= Chandar Singh Sisodiya =

Indian politician

Chandar Singh Sisodiya (born 1963) is an Indian politician from Madhya Pradesh. He is an MLA from Garoth Assembly constituency in Mandsaur District. He won the 2023 Madhya Pradesh Legislative Assembly election, representing the Bharatiya Janata Party.
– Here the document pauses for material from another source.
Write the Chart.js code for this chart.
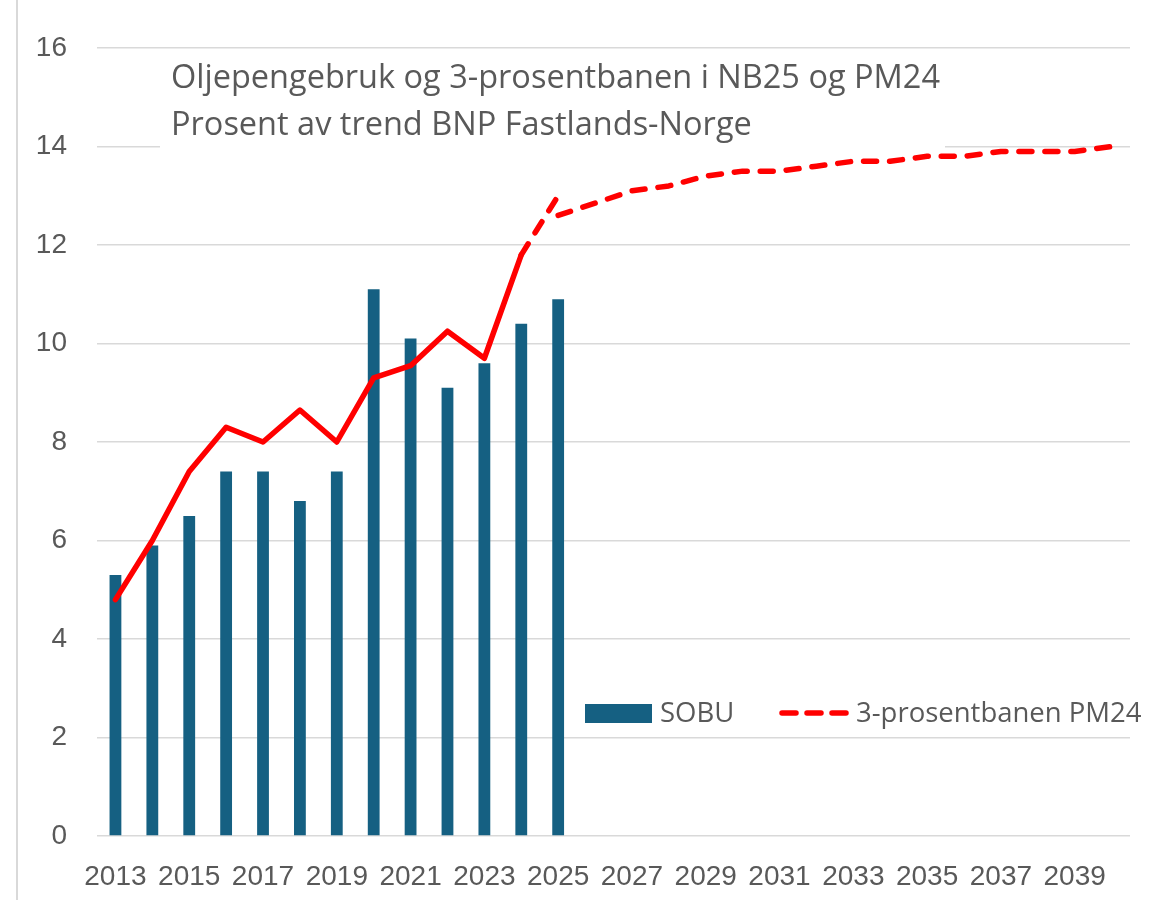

== Early life and education ==
Sisodiya is from Garoth, Mandsaur District, Madhya Pradesh. He is the son of Nathusingh Sisodiya. He completed his B.Com. in 1985 at the Government College, Rampura, which is affiliated with Vikram University, Ujjain.

== Career ==
Sisodiya won from Garoth Assembly constituency in the 2023 Madhya Pradesh Legislative Assembly election representing the Bharatiya Janata Party. He polled 108,602 votes and defeated his nearest rival, Subhash Kumar Sojatia of the Indian National Congress, by a margin of 18,107 votes. He was first elected as an MLA winning the by-election to the Garoth seat in June 2015, which is necessitated due to the death of sitting MLA Rajesh Yadav of the BJP. He won the by-election defeating his nearest rival, Sojatia of the Congress, by a margin of 12,945 votes.